Consider too, Filipinos’ attitudes towards punctuality. “Filipino time” (the anti-thesis to Western concepts of punctuality) is deeply-ingrained in Philippine society. To be always late is to be quintessentially Filipino. People from the First World would be deeply offended when kept waiting by a tardy party. To Filipinos, however, the nature of this offense taken by a Western victim of Filipino time is hopelessly beyond the grasp of their damaged minds.
And so it starts with little things. Benign evidence of a lack of respect for human life — such as a lack of regard for punctuality or a lack of appreciation for ways to improve quality-of-life — snowballs into ever bigger things. Further up the scale of criticality as far as regard for human life is safety consciousness. Filipinos aren’t safety conscious. We see it day-to-day; the way manholes are left uncovered, the carelessness with which roadworks and construction sites are left exposed to public access, etcetera etcetera. And as if it weren’t enough that the time one spends in their daily commute adds up, over a lifetime, to a prison sentence befitting murderers, Filipinos are exposed daily to high risks of preventable injury and death going to and from work. A road network populated by drug-crazed jeepney and bus drivers, demented motorcyclists, and motorised assassins may make for a good video game scenario but, unfortunately, describe the reality of routine motoring on Manila’s streets.
The list is long. We can keep citing ever-escalating instances of lack-of-care-for-human-life that rachets up the level of accountability for that travesity progressively from mere apathy to the top rung of it all — criminal intent; i.e. actually killing people. Given that perspective — the way Philippine society is basically rigged from the bottom-up to be uncaring about people — makes the killing we see today really not that surprising at all. It’s like the inclination to kill has long been there. It just took a spark to ignite the spree.
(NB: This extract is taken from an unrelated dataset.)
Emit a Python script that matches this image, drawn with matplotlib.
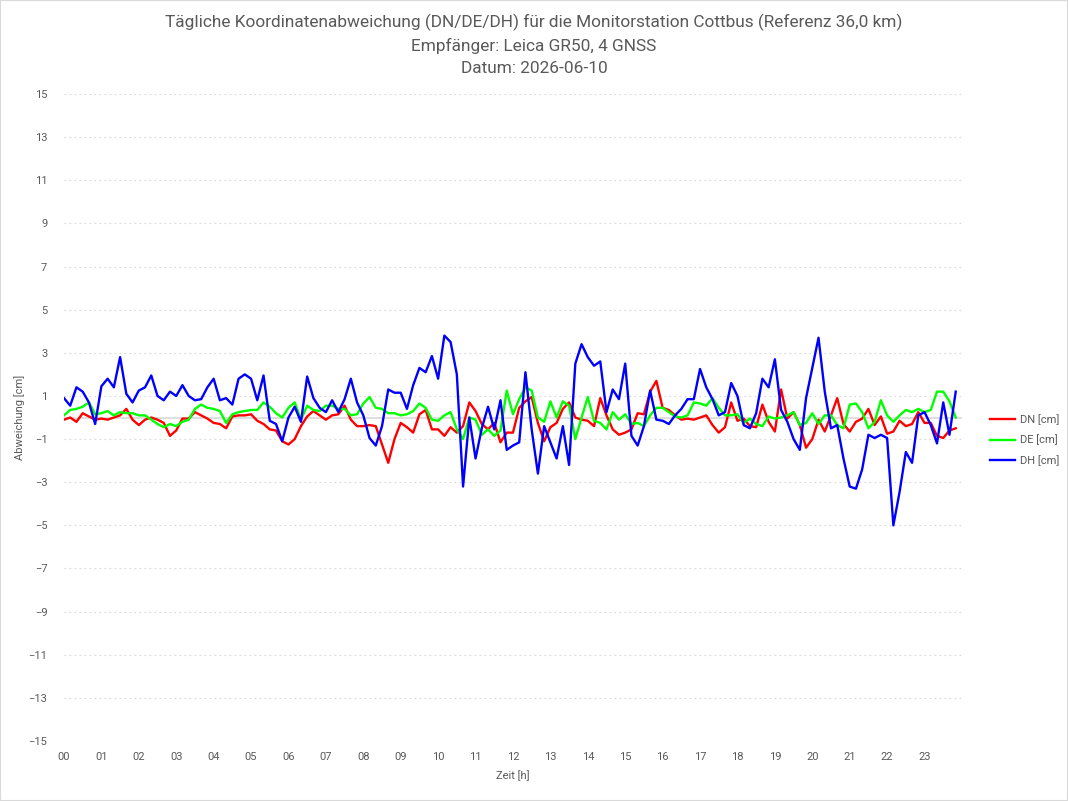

All this ultimately points to that important thing that needs to be said about the supply side of this equation. The confronting fact is that the enormous supply of warm Filipino bodies puts downward pressure on its value. That’s just plain economics. The Law of Supply-and-Demand dictates that when supply exceeds demand in a market, prices fall. In the Philippines, there’s just too many people and not enough need for those people. And so the market corrects this imbalance — much the way Mother Nature does in any ecosystem. Something’s gotta give.
The “killings” we are seeing today are just the most recent (and, at the moment, the most media-hyped) of such market correction mechanisms at work in the ecosystem of Philippine society. There is no “evil intent” at work here. It’s just human nature rearing its ugliest head. Ugliness is a subjective adjective people use to describe something that offends their moral sensibilities. But in a free market, there is no morality. There is just the market and the dynamic that is a function of the ebbs and flows of supply and demand. No amount of prayer to a “moral” god or any high-horsed notions of “human rights” parroted from European textbooks can supplant the supremacy of that demand-and-supply curve.
Filipinos’ aspirations to be a society that places a premium value on human life can only be realised when the imbalance between the supply of human life and the demand for it is corrected. Until then, Filipino life will always be cheap — and killing will always be easy.